When Dame Helen Mirren took the stage at the Beverly Hilton to accept the 37th annual American Cinematheque Award on Thursday night, she began by reciting an elegant, if cliched, declaration of gratitude for her lifetime spent working in Hollywood.

“Ladies and gentlemen, esteemed guests, and dear friends. I am deeply humbled, profoundly honored, to stand before you today accepting this extraordinary award,” Mirren said while reading from a large sheet of paper. “To be recognized for a lifetime devoted to the craft of acting is a privilege beyond words. First and foremost, I want to express my heartfelt gratitude to the industry and the individuals who have supported me throughout this incredible journey. This has been a life filled with passion, challenges, and above all, an unyielding love for the art of storytelling.” 
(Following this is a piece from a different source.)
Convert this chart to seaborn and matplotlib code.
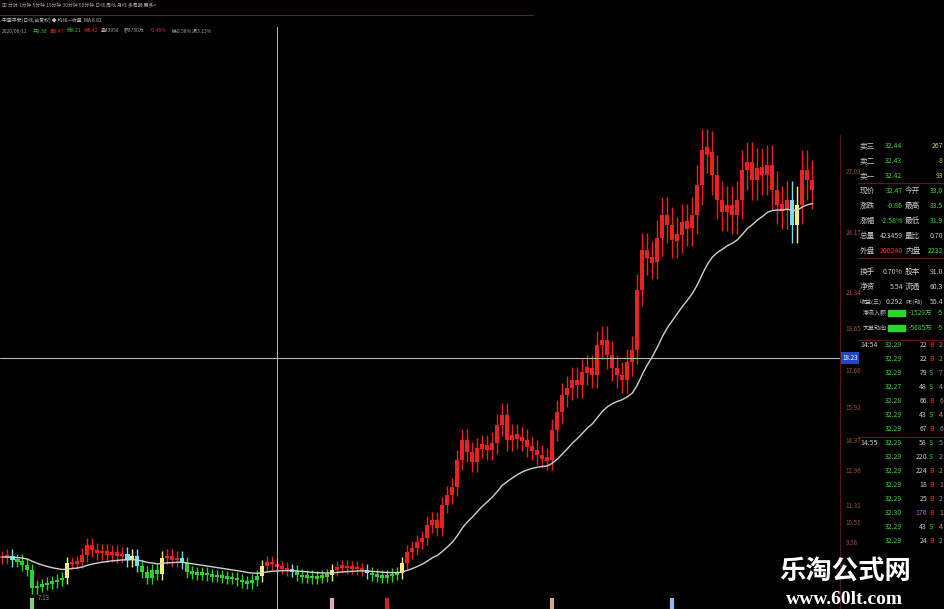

It was the kind of predictable lifetime achievement speech fare that award circuit veterans have heard far too many times, so anyone could be forgiven for thinking it was genuine. But as soon as she reached the end, Mirren gleefully ripped up her papers as she announced “That was written by AI!”

In context, the gag came across as more of a lighthearted joke than an act of rebellion against changing industry norms. But it played perfectly at a gala supporting the preservation of arthouse cinema and analogue projection formats, reminding everyone how Mirren became beloved enough to merit the award in the first place.

Though after an evening of star-studded tributes to Mirren, the reminder was not needed. Many of Hollywood’s biggest names descended upon the Beverly Hilton to honor Mirren’s extensive filmography. (The American Cinematheque Award was arguably the second most prestigious honor that Mirren received that night, beaten out by The Rock’s declaration via video message that she’s the kind of person with whom he’d like to share a glass of his Teremana tequila.)

Legendary market researcher and focus group guru Kevin Goetz was also honored with the organization’s Power of Cinema Award, and was feted with a video montage featuring congratulatory messages from the likes of Tom Cruise, Margot Robbie, Judd Apatow, and Charlize Theron.

But the evening’s main attraction was the many speeches heaping praise on Mirren’s craft and personal character.

Bryan Cranston kicked things off by working blue, making sexually charged puns about playing “a delicious asshole” alongside Mirren and drawing groans for his quip that the Dame played “AARP Barbie” in the Greta Gerwig blockbuster she narrated. Sir Patrick Stewart recalled his early years performing with Mirren at the Royal Shakespeare Company, with the actor joking that he was “aroused in every way” by Mirren’s stage presence. Pierce Brosnan took the stage to express his lifelong admiration for Mirren, though he admitted that they have yet to work together or get to know each other beyond a superficial level. And Alan Cumming introduced a video tribute to Mirren’s history of going topless in movies, citing her confidence with her aging body as a source of inspiration to both women and men around the world.

The speeches gradually became more serious, as Mirren’s longtime husband, filmmaker Taylor Hackford, praised her for being a wonderful stepmother to his two sons. Andrea Riseborough thanked Mirren for her mentorship — and willingness to allow Riseborough to photograph her ankles during their first meeting. And Vin Diesel ignored the teleprompter, opting to deliver a sincere tribute to the friendship he formed with Mirren while filming “Fast and Furious” movies in Italy. He recalled that Mirren took him out to dinner when he was away from his family on his birthday, and that the two stars bonded further by singing Elvis songs to each other and dancing in the rain together.

The lengthy tributes, which began with dirty jokes but crescendoed to a brief but emotional tribute from Mirren’s “1923” co-star Harrison Ford, clearly moved the Oscar winner as the night wore on.

“I hope you all get to experience this someday,” Mirren said at the start of her speech. “Because it’s fucking amazing.” And real.